== Stated task ==
How many lines hold the string "that"? Reply with the number alone.
### Provided records
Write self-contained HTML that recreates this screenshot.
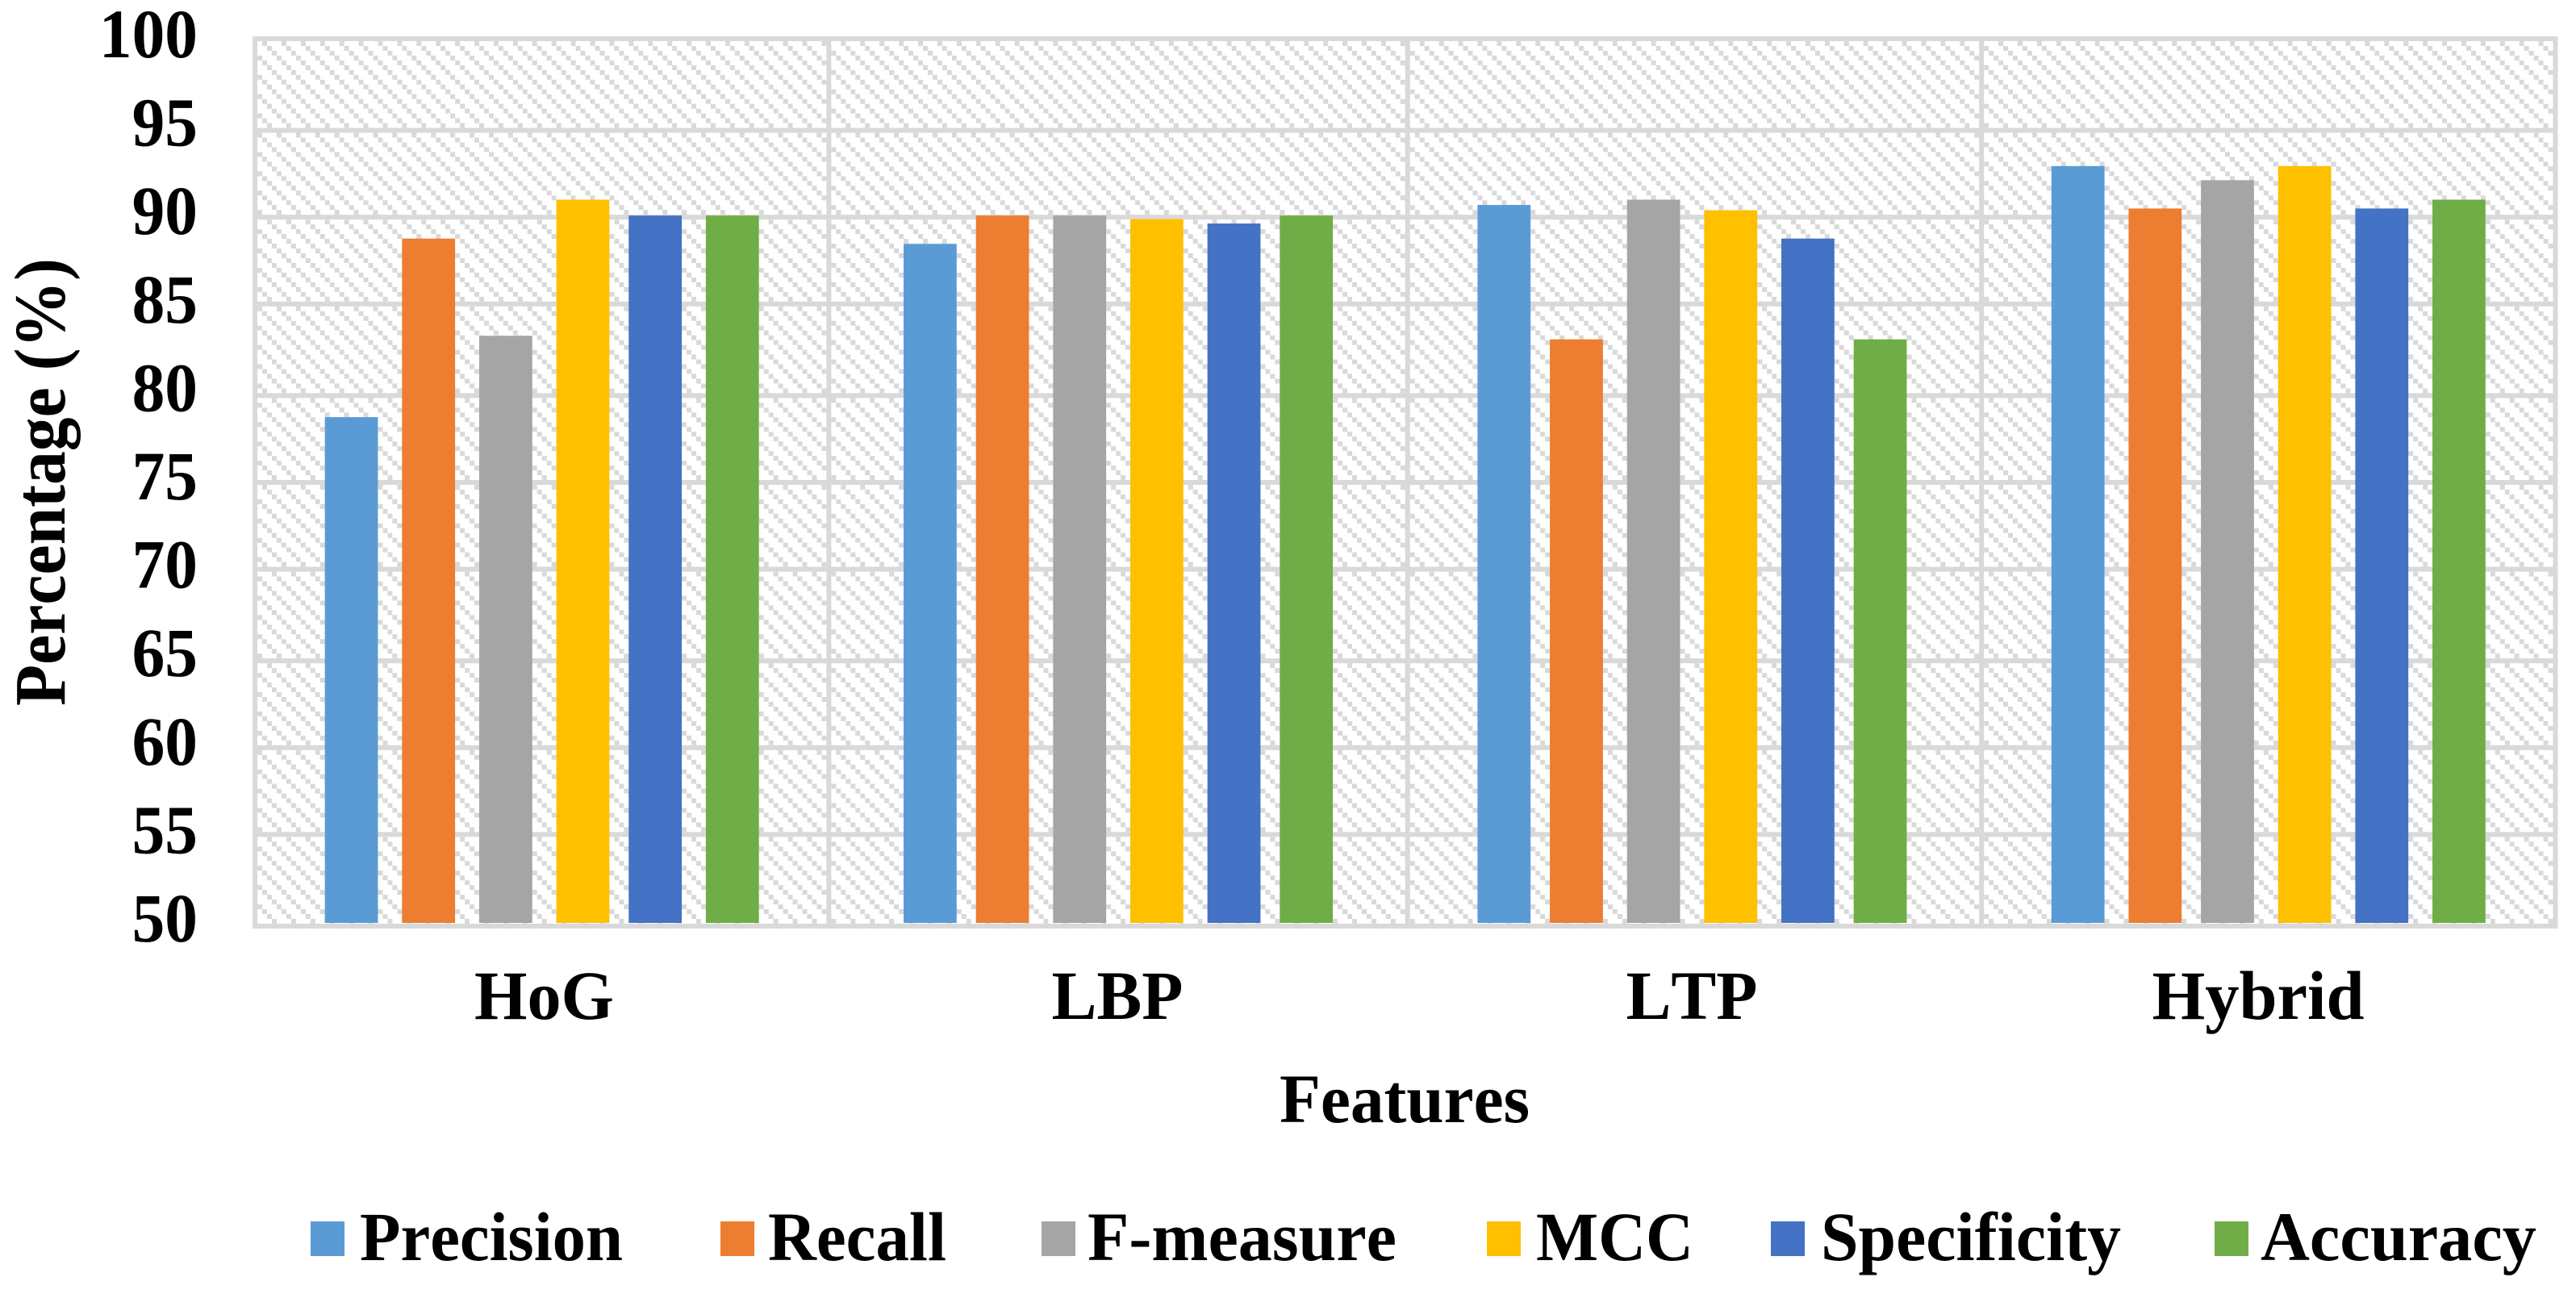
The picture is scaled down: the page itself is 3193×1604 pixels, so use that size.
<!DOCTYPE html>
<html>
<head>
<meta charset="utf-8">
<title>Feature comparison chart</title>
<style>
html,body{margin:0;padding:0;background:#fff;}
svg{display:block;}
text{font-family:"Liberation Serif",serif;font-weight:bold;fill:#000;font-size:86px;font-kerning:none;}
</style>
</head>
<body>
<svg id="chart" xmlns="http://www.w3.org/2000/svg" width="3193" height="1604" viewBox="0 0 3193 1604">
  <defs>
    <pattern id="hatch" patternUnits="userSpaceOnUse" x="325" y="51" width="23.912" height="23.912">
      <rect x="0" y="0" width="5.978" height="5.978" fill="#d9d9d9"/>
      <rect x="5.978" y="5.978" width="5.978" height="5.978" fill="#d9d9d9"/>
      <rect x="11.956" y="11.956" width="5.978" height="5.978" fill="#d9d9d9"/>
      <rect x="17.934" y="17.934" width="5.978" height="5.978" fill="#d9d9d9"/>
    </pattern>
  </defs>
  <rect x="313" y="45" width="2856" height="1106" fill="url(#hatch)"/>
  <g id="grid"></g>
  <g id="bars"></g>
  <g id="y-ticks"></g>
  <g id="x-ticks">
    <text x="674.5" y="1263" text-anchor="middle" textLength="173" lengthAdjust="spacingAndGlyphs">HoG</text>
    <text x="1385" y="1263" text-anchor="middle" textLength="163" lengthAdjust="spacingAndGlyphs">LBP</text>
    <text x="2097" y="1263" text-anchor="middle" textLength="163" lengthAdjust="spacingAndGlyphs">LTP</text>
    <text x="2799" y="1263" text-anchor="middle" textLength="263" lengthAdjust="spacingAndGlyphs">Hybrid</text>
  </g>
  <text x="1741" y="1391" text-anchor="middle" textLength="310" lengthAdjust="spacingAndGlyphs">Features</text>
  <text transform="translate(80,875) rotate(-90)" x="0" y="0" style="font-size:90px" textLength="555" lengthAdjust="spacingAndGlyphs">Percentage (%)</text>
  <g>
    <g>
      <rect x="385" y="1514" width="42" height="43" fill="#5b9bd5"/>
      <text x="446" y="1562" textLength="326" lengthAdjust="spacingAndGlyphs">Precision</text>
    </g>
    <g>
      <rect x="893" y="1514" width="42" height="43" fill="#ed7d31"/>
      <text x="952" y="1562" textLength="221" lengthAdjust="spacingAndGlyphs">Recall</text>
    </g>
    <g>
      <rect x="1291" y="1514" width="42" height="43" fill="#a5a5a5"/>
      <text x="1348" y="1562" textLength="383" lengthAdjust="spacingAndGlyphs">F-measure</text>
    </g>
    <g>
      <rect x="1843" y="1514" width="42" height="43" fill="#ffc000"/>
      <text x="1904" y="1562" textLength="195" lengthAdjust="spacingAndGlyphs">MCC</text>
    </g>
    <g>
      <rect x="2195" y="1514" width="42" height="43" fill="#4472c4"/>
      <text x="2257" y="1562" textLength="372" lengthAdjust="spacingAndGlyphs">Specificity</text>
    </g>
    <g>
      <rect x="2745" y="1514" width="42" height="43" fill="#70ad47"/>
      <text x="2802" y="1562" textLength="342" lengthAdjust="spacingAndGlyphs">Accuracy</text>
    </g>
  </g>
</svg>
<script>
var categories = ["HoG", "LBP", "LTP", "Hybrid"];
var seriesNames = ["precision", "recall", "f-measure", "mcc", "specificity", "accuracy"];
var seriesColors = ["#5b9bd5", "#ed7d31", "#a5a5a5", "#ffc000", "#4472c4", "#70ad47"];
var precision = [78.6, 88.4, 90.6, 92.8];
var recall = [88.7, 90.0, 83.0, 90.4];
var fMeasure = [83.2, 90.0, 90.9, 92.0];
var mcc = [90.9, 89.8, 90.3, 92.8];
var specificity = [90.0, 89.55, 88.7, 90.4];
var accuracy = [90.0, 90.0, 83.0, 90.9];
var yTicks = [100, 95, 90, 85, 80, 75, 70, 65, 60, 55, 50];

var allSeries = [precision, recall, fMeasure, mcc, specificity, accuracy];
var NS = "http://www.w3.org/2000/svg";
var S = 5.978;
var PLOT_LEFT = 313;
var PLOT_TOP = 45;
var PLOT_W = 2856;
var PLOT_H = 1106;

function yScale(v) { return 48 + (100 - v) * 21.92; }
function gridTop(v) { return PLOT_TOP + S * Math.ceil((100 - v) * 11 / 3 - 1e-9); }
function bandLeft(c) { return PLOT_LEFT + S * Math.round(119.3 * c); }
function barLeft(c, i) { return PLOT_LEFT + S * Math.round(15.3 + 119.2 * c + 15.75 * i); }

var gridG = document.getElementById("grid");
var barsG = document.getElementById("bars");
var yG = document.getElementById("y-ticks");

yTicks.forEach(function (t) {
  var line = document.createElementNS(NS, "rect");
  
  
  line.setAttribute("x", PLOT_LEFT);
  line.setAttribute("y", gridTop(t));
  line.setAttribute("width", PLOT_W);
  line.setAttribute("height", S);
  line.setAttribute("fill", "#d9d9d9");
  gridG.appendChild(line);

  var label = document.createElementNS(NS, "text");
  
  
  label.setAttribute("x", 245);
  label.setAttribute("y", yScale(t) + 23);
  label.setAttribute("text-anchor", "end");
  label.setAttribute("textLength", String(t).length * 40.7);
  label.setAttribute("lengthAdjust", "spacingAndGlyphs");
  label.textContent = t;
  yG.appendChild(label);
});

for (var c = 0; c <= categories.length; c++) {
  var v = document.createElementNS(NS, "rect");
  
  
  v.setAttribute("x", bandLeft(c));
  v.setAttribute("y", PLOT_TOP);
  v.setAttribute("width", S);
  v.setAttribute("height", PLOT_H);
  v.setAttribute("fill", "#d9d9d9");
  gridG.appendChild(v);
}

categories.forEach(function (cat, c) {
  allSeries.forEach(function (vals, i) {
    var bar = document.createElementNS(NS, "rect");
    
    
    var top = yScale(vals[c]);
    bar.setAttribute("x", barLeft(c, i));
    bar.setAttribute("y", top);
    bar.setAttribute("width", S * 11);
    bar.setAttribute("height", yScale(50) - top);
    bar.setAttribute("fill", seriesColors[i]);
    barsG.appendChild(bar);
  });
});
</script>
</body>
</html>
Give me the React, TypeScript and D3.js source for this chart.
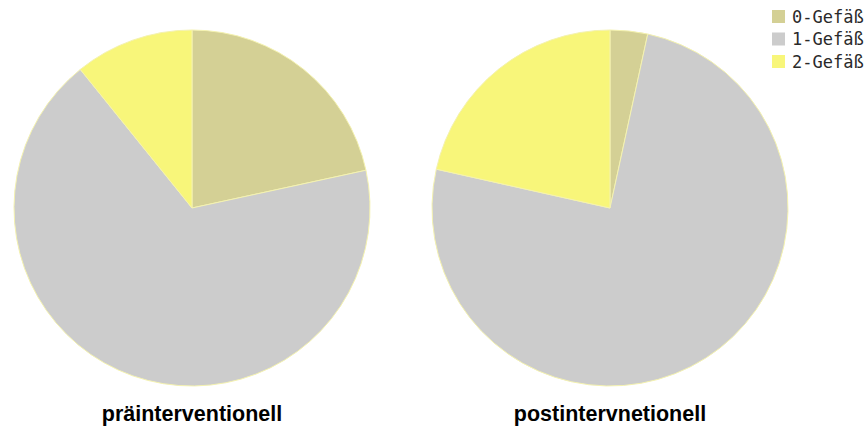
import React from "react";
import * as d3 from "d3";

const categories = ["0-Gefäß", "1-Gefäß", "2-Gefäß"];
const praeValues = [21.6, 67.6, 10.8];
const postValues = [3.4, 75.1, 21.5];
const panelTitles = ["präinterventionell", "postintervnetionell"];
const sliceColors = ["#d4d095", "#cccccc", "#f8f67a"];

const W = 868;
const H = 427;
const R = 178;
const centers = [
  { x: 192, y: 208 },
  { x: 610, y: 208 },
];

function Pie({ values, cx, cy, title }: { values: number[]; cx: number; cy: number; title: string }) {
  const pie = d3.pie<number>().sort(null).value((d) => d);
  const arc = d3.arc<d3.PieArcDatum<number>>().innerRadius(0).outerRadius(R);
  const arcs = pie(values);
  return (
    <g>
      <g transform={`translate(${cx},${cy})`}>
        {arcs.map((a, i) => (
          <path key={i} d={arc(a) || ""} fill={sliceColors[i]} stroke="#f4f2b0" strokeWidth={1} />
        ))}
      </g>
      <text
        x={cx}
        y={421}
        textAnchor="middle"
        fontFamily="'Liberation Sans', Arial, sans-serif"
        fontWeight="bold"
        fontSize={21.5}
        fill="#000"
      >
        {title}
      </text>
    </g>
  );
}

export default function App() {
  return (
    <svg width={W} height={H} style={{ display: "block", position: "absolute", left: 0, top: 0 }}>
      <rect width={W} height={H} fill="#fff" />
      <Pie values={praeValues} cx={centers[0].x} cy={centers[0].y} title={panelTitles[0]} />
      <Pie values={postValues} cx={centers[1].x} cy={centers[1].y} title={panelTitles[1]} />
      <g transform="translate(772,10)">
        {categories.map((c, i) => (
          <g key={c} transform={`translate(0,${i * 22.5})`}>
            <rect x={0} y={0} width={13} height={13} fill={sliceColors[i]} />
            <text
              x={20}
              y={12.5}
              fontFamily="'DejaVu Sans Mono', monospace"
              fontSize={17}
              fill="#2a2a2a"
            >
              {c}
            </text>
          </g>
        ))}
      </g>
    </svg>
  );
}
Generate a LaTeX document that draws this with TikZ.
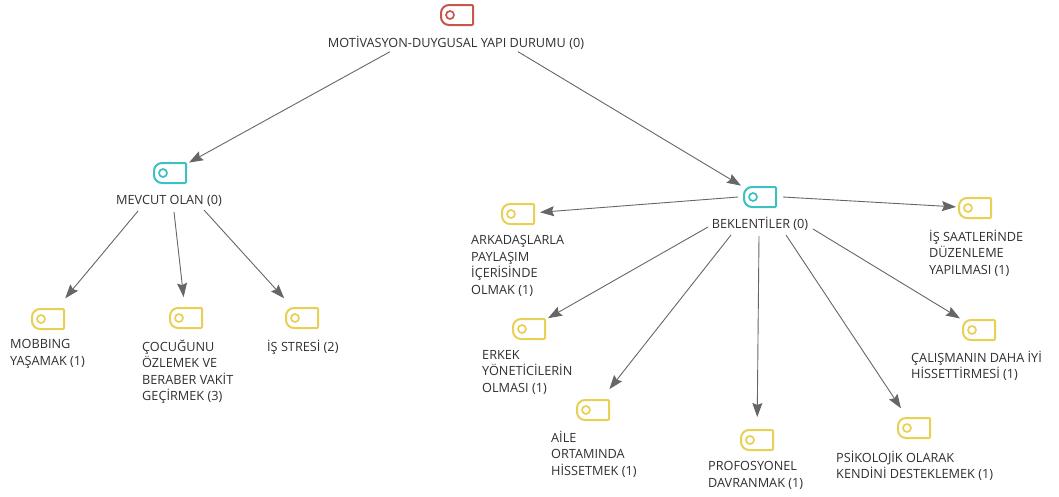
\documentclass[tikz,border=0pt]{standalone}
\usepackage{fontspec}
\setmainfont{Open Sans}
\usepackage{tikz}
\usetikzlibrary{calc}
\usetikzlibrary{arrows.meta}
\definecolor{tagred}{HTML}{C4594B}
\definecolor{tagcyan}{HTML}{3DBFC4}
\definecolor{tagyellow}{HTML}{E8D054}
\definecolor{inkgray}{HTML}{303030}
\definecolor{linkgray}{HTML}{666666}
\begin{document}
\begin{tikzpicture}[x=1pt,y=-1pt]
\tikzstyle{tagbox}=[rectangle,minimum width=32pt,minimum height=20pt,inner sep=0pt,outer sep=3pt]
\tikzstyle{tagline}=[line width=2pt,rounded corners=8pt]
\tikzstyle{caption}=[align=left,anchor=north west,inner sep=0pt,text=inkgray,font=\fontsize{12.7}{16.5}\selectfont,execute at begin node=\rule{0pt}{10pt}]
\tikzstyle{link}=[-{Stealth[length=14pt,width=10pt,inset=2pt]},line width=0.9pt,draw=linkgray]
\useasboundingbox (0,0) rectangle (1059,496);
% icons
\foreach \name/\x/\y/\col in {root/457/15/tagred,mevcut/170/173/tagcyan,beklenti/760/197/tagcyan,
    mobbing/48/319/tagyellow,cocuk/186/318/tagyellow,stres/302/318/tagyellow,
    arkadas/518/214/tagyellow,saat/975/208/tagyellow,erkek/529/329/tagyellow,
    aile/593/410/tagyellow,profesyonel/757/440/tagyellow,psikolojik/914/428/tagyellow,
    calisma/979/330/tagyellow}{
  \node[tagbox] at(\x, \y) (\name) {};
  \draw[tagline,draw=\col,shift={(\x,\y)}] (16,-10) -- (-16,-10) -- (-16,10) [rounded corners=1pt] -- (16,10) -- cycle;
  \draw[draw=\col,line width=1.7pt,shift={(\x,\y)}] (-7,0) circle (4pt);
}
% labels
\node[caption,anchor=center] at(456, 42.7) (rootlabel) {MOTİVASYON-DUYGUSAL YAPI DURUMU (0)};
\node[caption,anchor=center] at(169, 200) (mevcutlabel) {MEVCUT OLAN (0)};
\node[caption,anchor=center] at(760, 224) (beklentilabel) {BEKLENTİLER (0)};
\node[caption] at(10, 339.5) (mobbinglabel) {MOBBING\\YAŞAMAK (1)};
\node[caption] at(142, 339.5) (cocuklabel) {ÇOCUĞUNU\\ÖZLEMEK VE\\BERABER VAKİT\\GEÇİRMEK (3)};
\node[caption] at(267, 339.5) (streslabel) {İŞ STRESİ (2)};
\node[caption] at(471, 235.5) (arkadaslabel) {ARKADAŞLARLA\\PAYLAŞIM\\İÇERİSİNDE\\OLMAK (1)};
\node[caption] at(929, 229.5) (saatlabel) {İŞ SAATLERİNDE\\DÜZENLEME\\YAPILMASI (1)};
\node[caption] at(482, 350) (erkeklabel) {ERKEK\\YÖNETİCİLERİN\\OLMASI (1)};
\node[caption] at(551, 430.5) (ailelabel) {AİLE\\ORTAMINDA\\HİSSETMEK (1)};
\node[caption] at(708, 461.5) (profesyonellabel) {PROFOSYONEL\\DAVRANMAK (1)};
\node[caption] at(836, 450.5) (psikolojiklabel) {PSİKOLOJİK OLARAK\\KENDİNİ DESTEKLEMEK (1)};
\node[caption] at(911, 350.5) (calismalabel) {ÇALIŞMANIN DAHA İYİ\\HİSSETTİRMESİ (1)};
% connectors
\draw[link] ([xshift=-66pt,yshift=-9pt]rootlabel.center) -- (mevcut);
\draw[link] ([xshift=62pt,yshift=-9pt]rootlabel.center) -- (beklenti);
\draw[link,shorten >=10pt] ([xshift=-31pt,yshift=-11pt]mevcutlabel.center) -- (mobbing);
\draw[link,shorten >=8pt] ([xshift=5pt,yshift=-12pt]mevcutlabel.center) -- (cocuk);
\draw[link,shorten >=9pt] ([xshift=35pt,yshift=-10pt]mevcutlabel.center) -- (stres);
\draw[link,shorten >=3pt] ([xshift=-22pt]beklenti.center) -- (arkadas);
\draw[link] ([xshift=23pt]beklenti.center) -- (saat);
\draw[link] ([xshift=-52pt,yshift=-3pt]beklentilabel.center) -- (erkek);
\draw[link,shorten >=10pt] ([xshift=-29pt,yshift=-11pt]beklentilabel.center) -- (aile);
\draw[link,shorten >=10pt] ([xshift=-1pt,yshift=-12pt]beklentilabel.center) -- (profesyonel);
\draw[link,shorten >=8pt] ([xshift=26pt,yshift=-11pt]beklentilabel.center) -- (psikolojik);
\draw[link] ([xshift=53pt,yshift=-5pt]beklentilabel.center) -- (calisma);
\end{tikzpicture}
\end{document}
######
== Full answer ==
3